Secularists have always taken delight in suppressing as many visible traces of religious expression as possible. Proof is the recent order by the European Court of Human Rights to ban crucifixes from the walls of Italy’s classrooms. According to the court, the practice of hanging crucifixes on classrooms walls violates the right of parents to educate their children as they see fit. In addition, the practice contravenes children’s right to freedom of religion.
But traces of the Catholic Church’s presence in our culture are so deeply embedded that if every Catholic aspect were to be removed from Western civilization (1) doing so would take 500 years or more, and (2) there would be nothing left! There are myriad ways in which the Catholic faith has made its way into the daily lives of everyone, Catholic and non-Catholic alike. I will leave out the obvious, like art and architecture, holidays and festivities, food and drink, manners and dining etiquette, etc., and just mention a few of the countless lesser ways in which Catholicism – unbeknownst to just about everyone today – has influenced so many familiar things.
For example, why do we refer to levels of a building as ‘stories’? In Romanesque and Gothic archi-tecture (both of which developed in a Catholic milieu) it was not uncommon for allegorical reliefs and sculptures to adorn the facades of churches or municipal buildings. Each of them told a story. Since by extension several strata of allegorical represen-tations told several stories, it became custom to indicate the height of a building by how many stories it had.
Also, it’s just amazing how deeply the Catholic influence has penetrated into the various nooks and crannies of Western legal practice. Law students, for example, often ‘clerk’ for a judge in the years following their graduation from law school. Law clerks and court clerks populate the legal system. It turns out, to many a secularists’ dismay, that the use of ‘clerk’ to designate such functions can be traced back centuries, to a time when practically everyone associated with the law had taken at least minor orders. Such clerics, being educated and literate, were especially suited to such work. The minor clergy eventually grew so closely associated with administrative and other bureaucratic duties that it became common to call these ‘clerical’ tasks and the people who carried them out ‘clerks’.
How about the origins of sign language? It was the French priest and abbot Charles-Michel d’Epeè who made a most profound contribution in developing the natural sign language of the deaf into a systematic and conven-tional language to be used as a medium of instruction.
Various forms of games and recreation are also directly related to Catholicism. The Schutzenfeste – the shooting festivals that constitute one of Switzerland’s most popular sports – what were they originally? They were training exercises for marksmen whose job it was to protect the Blessed Sacrament in Corpus Christi processions against attack by violent Protestants. Chess, too, has its Catholic origin. It was embraced and enjoyed by a great many clergy and laity, including even St. Teresa of Avila, who possessed extensive knowledge of the game. The piñata is likewise of Catholic origin. What we currently associate as meaningless birthday-party fun from Mexico began as good old-fashioned Italian sin-bashing during the holy season of Lent. The seven-coned piñata was said to represent the Seven Deadly Sins, all of which appear attractive and beguiling. Since sin is difficult to overcome, the piñata danced on a rope in order to elude being hit, and since sin is difficult to recognize for what it is, the piñata hitter would be blind-folded. Evil, however, can be defeated by good, and so the hitter had several aids at his disposal. The first was Virtue, symbolized by his stick or bat. The hitter also had the three theological virtues of Faith, Hope, and Charity. Faith helped him trust the directions shouted out by the crowd, Hope kept him persevering and directed his actions heavenward, while Charity materialized once he broke the piñata and the treats, representing divine gifts and blessings, cascaded out.

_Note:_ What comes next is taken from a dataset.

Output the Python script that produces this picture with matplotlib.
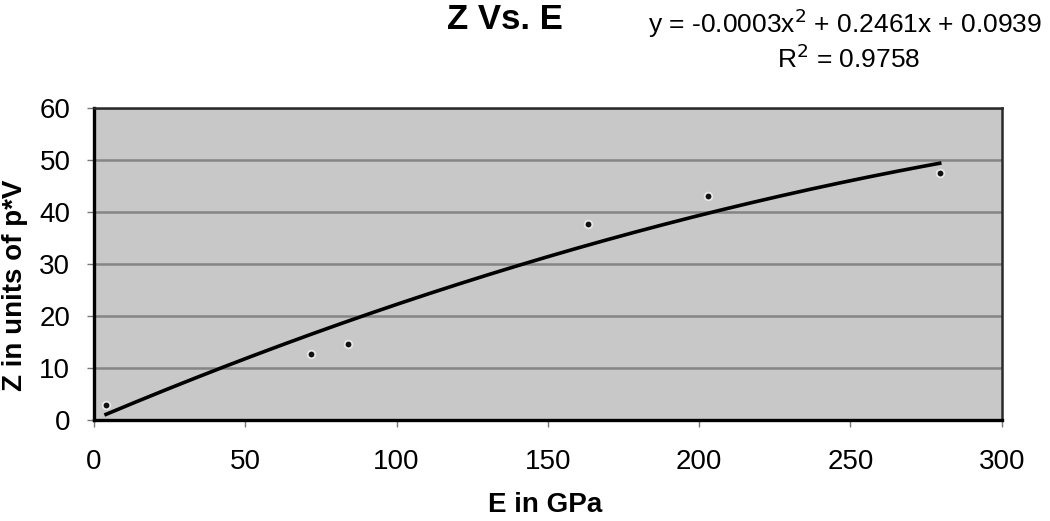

The word ‘dumbbell’ comes from a special contraption used to train people to ring the large and difficult bells that adorned churches. Using the real bells for training purposes was impractical since they would have disturbed everyone in the area. Silent ‘dumbbells’ were therefore employed instead. The healthy physique that came from practicing on these dumbbells proved so popular that even men who were not bell-ringers began to use them. Eventually the term was applied to exercise weights.
On and on: from ‘knock on wood’ to ‘something blue’ for the bride-to-be, from ‘tying the knot’ to our musical notation, traces of the Catholic faith, and of God himself, are evident everywhere in our world – even in places where Catholics themselves may never have thought to look. We should expect nothing less, of course, from a religion founded upon the incarnation of God in Jesus Christ, for that extraordinary event was the ultimate meeting of the divine and the earthly.